In, “The Little Book That Beats The Market” (2006), Joel Greenblatt screens for stocks using earnings yield and return on capital. This post describes the performance of a mechanical strategy based on these criteria. After writing the post, I found, “The Other Side of Value: The Gross Profitability Premium” (Novy-Marx, 2012), which presents similar ideas in a more rigorous way.

# Definitions

Earnings yield is defined as earnings before interest and taxes (EBIT)/enterprise value (EV). Using data from Compustat, I compute: $$EBIT = Revenue - Operating Expenses$$ $$EV= Market Cap. + Debt + Preferred Stock - Cash$$ Return on capital is defined as EBIT/net fixed assets (NA). Again, using Compustat data: $$NA=Total Assets - Depreciation + Net Working Capital (NWC)$$ $$NWC=Current Assets - Current Liabilities$$ Greenblatt’s return on capital is similar to Novy-Marx’s profitability, defined as: $$Profitability=\frac{Revenue - Cost of Goods Sold}{Total Assets}$$

# The Data

The returns data are from CRSP and the financial data are from Compustat. I applied the following filters before forming portfolios:
1) Only include ordinary common stock for companies incorporated inside the U.S. traded on a major exchange - NYSE, AMEX and Nasdaq
2) Remove stocks in the bottom 10% of market capitalization
3) Only include stocks that are in both CRSP and Compustat with a primary link type (LC or LU, see CRSP’s guide here)
4) For the portfolio formation period, require non-missing revenue, operating expenses and market capitalization
To prevent a look-ahead bias, I use accounting data with a minimum 6-month lag.
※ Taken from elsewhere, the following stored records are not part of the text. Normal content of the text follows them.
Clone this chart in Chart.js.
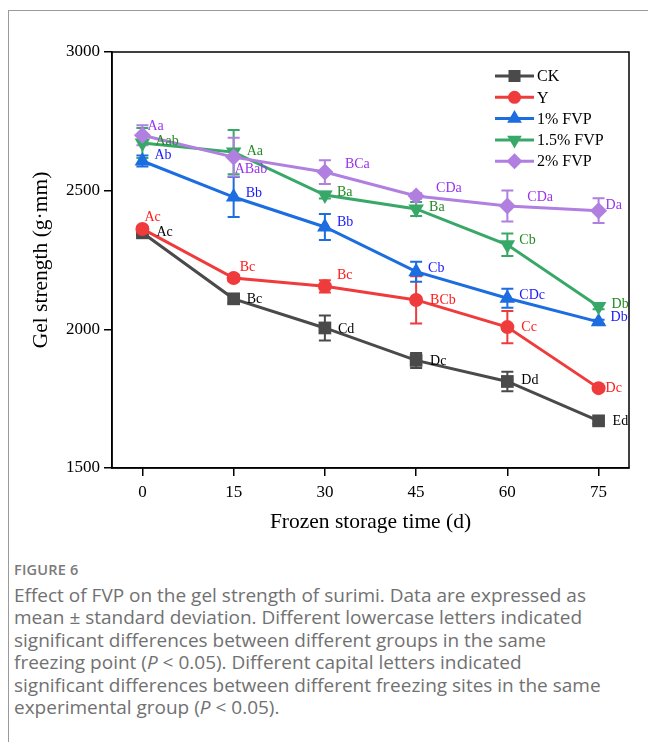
<!DOCTYPE html>
<html>
<head>
<meta charset="utf-8">
<script src="https://cdn.jsdelivr.net/npm/chart.js@4.4.1/dist/chart.umd.min.js"></script>
<style>
  body{margin:0;background:#fff;width:648px;height:742px;overflow:hidden;position:relative;font-family:"Open Sans",sans-serif}
  .frame{position:absolute;left:8px;top:10px;width:660px;height:760px;border-left:1px solid #9a9a9a;border-top:1px solid #9a9a9a}
  #chart{position:absolute;left:0;top:0}
  .caption{position:absolute;left:14px;top:560px;width:634px;color:#717171}
  .fig{font-size:14.5px;font-weight:600;line-height:19px;color:#7a7a7a;letter-spacing:.2px}
  .text{font-size:19px;line-height:22.4px;margin-top:5px;white-space:nowrap}
</style>
</head>
<body>
<div class="frame"></div>
<canvas id="chart" width="648" height="540"></canvas>
<div class="caption">
  <div class="fig">FIGURE 6</div>
  <div class="text">Effect of FVP on the gel strength of surimi. Data are expressed as<br>mean ± standard deviation. Different lowercase letters indicated<br>significant differences between different groups in the same<br>freezing point (<i>P</i> &lt; 0.05). Different capital letters indicated<br>significant differences between different freezing sites in the same<br>experimental group (<i>P</i> &lt; 0.05).</div>
</div>
<script>
// storage days and tick labels
const days = [0, 15, 30, 45, 60, 75];
const xTicks = ["0", "15", "30", "45", "60", "75"];
const yTicks = [1500, 2000, 2500, 3000];
const seriesNames = ["CK", "Y", "1% FVP", "1.5% FVP", "2% FVP"];

// gel strength (g·mm), mean and sd
const ck       = [2348, 2110, 2005, 1888, 1812, 1670];
const ckSd     = [8, 15, 45, 27, 35, 10];
const yGroup   = [2362, 2185, 2155, 2106, 2008, 1788];
const ySd      = [8, 12, 22, 85, 58, 8];
const fvp1     = [2607, 2477, 2369, 2208, 2112, 2027];
const fvp1Sd   = [20, 72, 47, 36, 34, 8];
const fvp15    = [2672, 2639, 2484, 2434, 2305, 2082];
const fvp15Sd  = [54, 80, 12, 25, 41, 10];
const fvp2     = [2700, 2621, 2567, 2481, 2445, 2428];
const fvp2Sd   = [36, 70, 43, 10, 56, 45];

// significance letters
const ckLetters    = ["Ac", "Bc", "Cd", "Dc", "Dd", "Ed"];
const yLetters     = ["Ac", "Bc", "Bc", "BCb", "Cc", "Dc"];
const fvp1Letters  = ["Ab", "Bb", "Bb", "Cb", "CDc", "Db"];
const fvp15Letters = ["Aab", "Aa", "Ba", "Ba", "Cb", "Db"];
const fvp2Letters  = ["Aa", "ABab", "BCa", "CDa", "CDa", "Da"];

// where each letter sits relative to its point (px)
const letterOffsets = [
  [[14,0],[13,1],[13,1],[14,1],[14,-1],[14,0]],
  [[2,-12],[6,-11],[12,-11],[14,0],[14,0],[7,0]],
  [[12,-6],[12,-4],[12,-5],[12,-3],[12,-3],[12,-5]],
  [[13,-2],[13,-1],[12,-3],[13,-2],[12,-4],[13,-2]],
  [[5,-9],[1,12],[20,-8],[20,-8],[20,-9],[7,-5]]
];

const lineColors   = ["#4a4a4a", "#ef3b3b", "#1c6ddf", "#38a868", "#b07fe0"];
const letterColors = ["#000000", "#ff1a1a", "#1a1aff", "#228b22", "#9933ee"];
const styles = [
  {pointStyle: "rect", radius: 9, rotation: 0},
  {pointStyle: "circle", radius: 7, rotation: 0},
  {pointStyle: "triangle", radius: 9, rotation: 0},
  {pointStyle: "triangle", radius: 9, rotation: 180},
  {pointStyle: "rectRot", radius: 8.5, rotation: 0}
];

const means = [ck, yGroup, fvp1, fvp15, fvp2];
const sds = [ckSd, ySd, fvp1Sd, fvp15Sd, fvp2Sd];
const letters = [ckLetters, yLetters, fvp1Letters, fvp15Letters, fvp2Letters];

const serif = "'Liberation Serif', 'Times New Roman', serif";
Chart.defaults.font.family = serif;
Chart.defaults.color = "#000";

const datasets = means.map((vals, i) => ({
  label: seriesNames[i],
  data: vals.map((v, j) => ({x: days[j], y: v})),
  borderColor: lineColors[i],
  backgroundColor: lineColors[i],
  borderWidth: 3,
  pointStyle: styles[i].pointStyle,
  pointRadius: styles[i].radius,
  pointRotation: styles[i].rotation,
  pointBorderWidth: 0,
  pointBackgroundColor: lineColors[i],
  order: 5 - i,
  tension: 0
}));

const errorBars = {
  id: "errorBars",
  beforeDatasetsDraw(chart){
    const ctx = chart.ctx;
    const ys = chart.scales.y;
    ctx.save();
    datasets.forEach((ds, i) => {
      const meta = chart.getDatasetMeta(i);
      ctx.strokeStyle = lineColors[i];
      ctx.lineWidth = 2;
      meta.data.forEach((pt, j) => {
        const top = ys.getPixelForValue(means[i][j] + sds[i][j]);
        const bot = ys.getPixelForValue(means[i][j] - sds[i][j]);
        ctx.beginPath();
        ctx.moveTo(pt.x, top); ctx.lineTo(pt.x, bot);
        ctx.moveTo(pt.x - 6, top); ctx.lineTo(pt.x + 6, top);
        ctx.moveTo(pt.x - 6, bot); ctx.lineTo(pt.x + 6, bot);
        ctx.stroke();
      });
    });
    ctx.restore();
  }
};

const letterLabels = {
  id: "letterLabels",
  afterDatasetsDraw(chart){
    const ctx = chart.ctx;
    ctx.save();
    ctx.font = "14px " + serif;
    ctx.textAlign = "left";
    ctx.textBaseline = "middle";
    datasets.forEach((ds, i) => {
      ctx.fillStyle = letterColors[i];
      chart.getDatasetMeta(i).data.forEach((pt, j) => {
        const off = letterOffsets[i][j];
        ctx.fillText(letters[i][j], pt.x + off[0], pt.y + off[1]);
      });
    });
    ctx.restore();
  }
};

const frameBox = {
  id: "frameBox",
  afterDraw(chart){
    const {ctx, chartArea: a} = chart;
    ctx.save();
    ctx.strokeStyle = "#000";
    ctx.lineWidth = 1.5;
    ctx.strokeRect(a.left, a.top, a.right - a.left, a.bottom - a.top);
    ctx.restore();
  }
};

const sideLegend = {
  id: "sideLegend",
  afterDraw(chart){
    const {ctx, chartArea: a} = chart;
    ctx.save();
    ctx.font = "16px " + serif;
    ctx.textBaseline = "middle";
    ctx.textAlign = "left";
    seriesNames.forEach((name, i) => {
      const y = a.top + 24 + i * 21.3;
      const x0 = a.right - 134, x1 = a.right - 95;
      ctx.strokeStyle = lineColors[i];
      ctx.fillStyle = lineColors[i];
      ctx.lineWidth = 3;
      ctx.beginPath(); ctx.moveTo(x0, y); ctx.lineTo(x1, y); ctx.stroke();
      Chart.helpers.drawPoint(ctx, {
        pointStyle: styles[i].pointStyle,
        radius: styles[i].radius - 0.5,
        rotation: styles[i].rotation,
        borderWidth: 0
      }, (x0 + x1) / 2, y);
      ctx.fillStyle = "#000";
      ctx.fillText(name, a.right - 92, y + 1);
    });
    ctx.restore();
  }
};

new Chart(document.getElementById("chart"), {
  type: "line",
  data: {datasets},
  options: {
    responsive: false,
    devicePixelRatio: 1,
    animation: false,
    layout: {padding: {left: 0, top: 52, right: 19, bottom: 0}},
    plugins: {legend: {display: false}, tooltip: {enabled: false}},
    scales: {
      x: {
        type: "linear",
        min: -5, max: 80,
        afterBuildTicks: s => { s.ticks = days.map(v => ({value: v})); },
        afterFit: s => { s.height = 72; },
        ticks: {
          font: {size: 17},
          color: "#000",
          padding: 6,
          maxRotation: 0,
          callback: (v) => xTicks[days.indexOf(v)]
        },
        grid: {drawOnChartArea: false, drawTicks: true, tickLength: 8, color: "#000", lineWidth: 1.5},
        border: {display: true, color: "#000", width: 1.5},
        title: {display: true, text: "Frozen storage time (d)", font: {size: 21.5}, color: "#000", padding: {top: 0, bottom: 5}}
      },
      y: {
        min: 1500, max: 3000,
        afterBuildTicks: s => { s.ticks = yTicks.map(v => ({value: v})); },
        afterFit: s => { s.width = 112; },
        ticks: {font: {size: 17}, color: "#000", padding: 4, callback: (v) => String(v)},
        grid: {drawOnChartArea: false, drawTicks: true, tickLength: 8, color: "#000", lineWidth: 1.5},
        border: {display: true, color: "#000", width: 1.5},
        title: {display: true, text: "Gel strength (g·mm)", font: {size: 21.5}, color: "#000", padding: {top: 28, bottom: 0}}
      }
    }
  },
  plugins: [errorBars, letterLabels, frameBox, sideLegend]
});
</script>
</body>
</html>
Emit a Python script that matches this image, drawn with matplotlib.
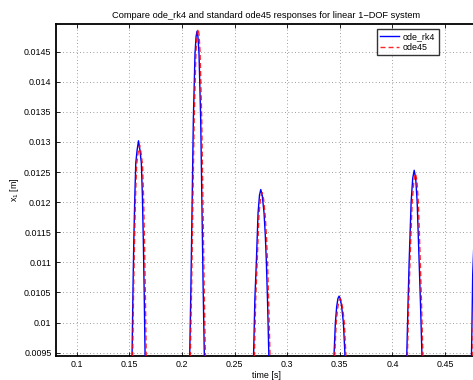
import matplotlib
matplotlib.use("Agg")
import matplotlib.pyplot as plt
from matplotlib.ticker import FixedLocator, FixedFormatter

plt.rcParams['font.family'] = ['Liberation Sans', 'DejaVu Sans']
plt.rcParams['mathtext.fontset'] = 'custom'
plt.rcParams['mathtext.rm'] = 'Liberation Sans'
plt.rcParams['mathtext.it'] = 'Liberation Sans'
plt.rcParams['mathtext.default'] = 'regular'

# ---- data (time [s], x1 [m]) ----
t_rk4 = [0.1522, 0.1526, 0.1534, 0.1542, 0.1552, 0.1561, 0.1574, 0.1587,
         0.1600, 0.1614, 0.1624, 0.1633, 0.1641, 0.1649, 0.1653,
         0.2069, 0.2074, 0.2085, 0.2097, 0.2108, 0.2124, 0.2134, 0.2143,
         0.2152, 0.2162, 0.2178, 0.2189, 0.2201, 0.2212, 0.2217,
         0.2676, 0.2681, 0.2693, 0.2707, 0.2723, 0.2737, 0.2749,
         0.2763, 0.2780, 0.2792, 0.2802, 0.2814, 0.2825, 0.2831,
         0.3441, 0.3446, 0.3458, 0.3470, 0.3482, 0.3493,
         0.3505, 0.3518, 0.3534, 0.3548, 0.3553,
         0.4132, 0.4137, 0.4148, 0.4159, 0.4178, 0.4193, 0.4207,
         0.4221, 0.4235, 0.4254, 0.4267, 0.4280, 0.4285,
         0.4745, 0.4752, 0.4763, 0.4800]
x_rk4 = [0.0090, 0.0095, 0.0105, 0.01134, 0.0121, 0.01265, 0.01287, 0.01302,
         0.01287, 0.01265, 0.0121, 0.01134, 0.0105, 0.0095, 0.0090,
         0.0090, 0.0095, 0.0106, 0.01204, 0.01337, 0.01447, 0.01475, 0.01484,
         0.01475, 0.01447, 0.01337, 0.01204, 0.0106, 0.0095, 0.0090,
         0.0090, 0.0095, 0.0104, 0.01101, 0.01182, 0.01212, 0.01221,
         0.01211, 0.01182, 0.01145, 0.01101, 0.0103, 0.0095, 0.0090,
         0.0090, 0.0095, 0.0100, 0.01026, 0.0104, 0.01044,
         0.0104, 0.01026, 0.0100, 0.0095, 0.0090,
         0.0090, 0.0095, 0.0103, 0.01101, 0.01201, 0.01240, 0.01253,
         0.01240, 0.01201, 0.01101, 0.0103, 0.0095, 0.0090,
         0.0090, 0.0095, 0.0108, 0.0125]

t_ode45 = [0.1528, 0.1532, 0.1540, 0.1549, 0.1559, 0.1569, 0.1583, 0.1597,
           0.1611, 0.1625, 0.1635, 0.1644, 0.1652, 0.1660, 0.1664,
           0.2075, 0.2080, 0.2092, 0.2104, 0.2116, 0.2133, 0.2144, 0.2153,
           0.2162, 0.2172, 0.2188, 0.2199, 0.2211, 0.2222, 0.2227,
           0.2684, 0.2689, 0.2701, 0.2715, 0.2732, 0.2747, 0.2761,
           0.2775, 0.2791, 0.2803, 0.2813, 0.2825, 0.2836, 0.2842,
           0.3448, 0.3453, 0.3466, 0.3479, 0.3491, 0.3503,
           0.3515, 0.3528, 0.3543, 0.3557, 0.3562,
           0.4138, 0.4143, 0.4155, 0.4167, 0.4187, 0.4204, 0.4219,
           0.4233, 0.4247, 0.4265, 0.4277, 0.4289, 0.4294,
           0.4757, 0.4764, 0.4775, 0.4800]
x_ode45 = [0.0090, 0.0095, 0.0105, 0.01134, 0.0121, 0.01262, 0.01282, 0.01295,
           0.01282, 0.01262, 0.0121, 0.01134, 0.0105, 0.0095, 0.0090,
           0.0090, 0.0095, 0.0106, 0.01204, 0.01337, 0.01450, 0.01479, 0.01488,
           0.01479, 0.01450, 0.01337, 0.01204, 0.0106, 0.0095, 0.0090,
           0.0090, 0.0095, 0.0104, 0.01101, 0.01180, 0.01207, 0.01216,
           0.01206, 0.01178, 0.01143, 0.01101, 0.0103, 0.0095, 0.0090,
           0.0090, 0.0095, 0.0100, 0.01023, 0.01036, 0.0104,
           0.01036, 0.01023, 0.0100, 0.0095, 0.0090,
           0.0090, 0.0095, 0.0103, 0.01101, 0.01198, 0.01236, 0.01248,
           0.01236, 0.01198, 0.01101, 0.0103, 0.0095, 0.0090,
           0.0090, 0.0095, 0.0106, 0.0120]

xticks = [0.1, 0.15, 0.2, 0.25, 0.3, 0.35, 0.4, 0.45]
xticklabels = ['0.1', '0.15', '0.2', '0.25', '0.3', '0.35', '0.4', '0.45']
yticks = [0.0095, 0.01, 0.0105, 0.011, 0.0115, 0.012, 0.0125, 0.013,
          0.0135, 0.014, 0.0145]
yticklabels = ['0.0095', '0.01', '0.0105', '0.011', '0.0115', '0.012',
               '0.0125', '0.013', '0.0135', '0.014', '0.0145']

title = 'Compare ode_rk4 and standard ode45 responses for linear 1\u2212DOF system'
series_names = ['ode_rk4', 'ode45']

# ---- figure ----
W, H = 473, 380
fig = plt.figure(figsize=(W / 100, H / 100), dpi=100)
L, R, T, B = 55.7, 476.6, 24.0, 355.7
ax = fig.add_axes([L / W, 1 - B / H, (R - L) / W, (B - T) / H])

fs = 6.4
ax.plot(t_rk4, x_rk4, color='#0000ff', lw=1.0, label=series_names[0], zorder=3)
ax.plot(t_ode45, x_ode45, color='#ff0000', lw=1.0, ls=(0, (3.6, 2.2)),
        label=series_names[1], zorder=4, alpha=0.85)

ax.set_xlim(0.08, 0.48)
ax.set_ylim(0.00945, 0.01496)
ax.xaxis.set_major_locator(FixedLocator(xticks))
ax.xaxis.set_major_formatter(FixedFormatter(xticklabels))
ax.yaxis.set_major_locator(FixedLocator(yticks))
ax.yaxis.set_major_formatter(FixedFormatter(yticklabels))

ax.tick_params(direction='in', length=3.2, width=0.6, labelsize=fs,
               top=True, right=True, colors='black', pad=3)
ax.grid(True, color='#666666', linestyle=(0, (1, 3.4)), linewidth=0.55)
for s in ax.spines.values():
    s.set_linewidth(1.3)

ax.set_title(title, fontsize=6.7, pad=4)
ax.set_xlabel('time [s]', fontsize=fs)
ax.set_ylabel('x$_1$ [m]', fontsize=fs)
ax.xaxis.set_label_coords(0.5, -0.046)
ax.yaxis.set_label_coords(-0.083, 0.5)

leg = ax.legend(loc='upper left', bbox_to_anchor=(377.3 / W, 1 - 29 / H),
                bbox_transform=fig.transFigure, fontsize=fs, frameon=True,
                fancybox=False, borderaxespad=0, handlelength=2.1,
                handletextpad=0.45, labelspacing=0.25, borderpad=0.35)
leg.get_frame().set_edgecolor('black')
leg.get_frame().set_linewidth(1.0)

fig.savefig('out.png', dpi=100)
For example, if a company has fiscal year end in December, data from 2010 Q2, will be used to form portfolios at the end of December 2010. I update the financial information once a year.

# Portfolio Formation

The portfolio formation is very similar to the 6 Portfolios formed on Size and Book-to-Market. Using NYSE stocks, I calculate the median earnings yield (EY), as well as the 30th and 70th percentiles of return on equity(ROE). I use these breakpoints to form 6 value-weighted portfolios:

Portfolios are rebalanced at the end of every month.

# Performance

Compare the value of a dollar invested in the low EY & low ROE firms to the high EY & high ROE firms (in the table above, this corresponds to the top left and bottom right portfolios):

The market portfolio is the value-weighted average of all stocks that remained after applying the filters described above.
The high EY/ROE portfolio cumulatively returns about double the market over the past 15 years. To see if EY or ROE is driving the results, I plot all 6 portfolios, color-coded by above median EY (blue) and below median EY (red):

Once we sort on EY, sorting on ROE has little effect.

# Asset Pricing Factor

Similar to Fama and French, I construct an Earnings Yield factor. The long side is an equal-weighted average of the 3 high EY portfolios, while the short side is an equal-weighted average of the 3 low EY portfolios. The long side beats the market, while the short side under-performs:

The factor is the long side minus the short side:

I wanted to see if the EY factor contains information not in the Size or Value factors (see here for my factor construction). From 2001-2005, EY is highly correlated with size. The correlation breaks down during the financial crisis, but resumes in 2009:

We see the same pattern with the value factor:

To confirm, I regress returns for the high EY and high ROE portfolios on the market, SMB, and HML. The “top 30% return on equity” portfolio is an equal weighted average of the low EY/high ROE and high EY/high ROE portfolios:

I multiply by 12 to annualize the alphas. While much of the variation in these portfolios is explained by the 3-factor model ($R^2$ of over 90%), the alphas are large and statistically significant. The alpha comes from avoiding the dip in the financial crisis, which is shared by the size and value factors.

# Conclusion

Profitability is powerful - we can improve the performance of size and value by sorting on earnings yield. I, however, am 4 years too late, as Novy-Marx makes the exact same point in the abstract of his paper, “Controlling for profitability also dramatically increases the performance of value strategies, especially among the largest, most liquid stocks.” I’m also decades behind Greenblatt, “whose investment firm has averaged 40% annual returns for over twenty years…” Not surprisingly, his best ideas don’t make the book, as an average market return of 6% per year + an alpha of 4% per year (regressing the high EY portfolio on the market) only gets us to 10%, well below Greenblatt’s 40%!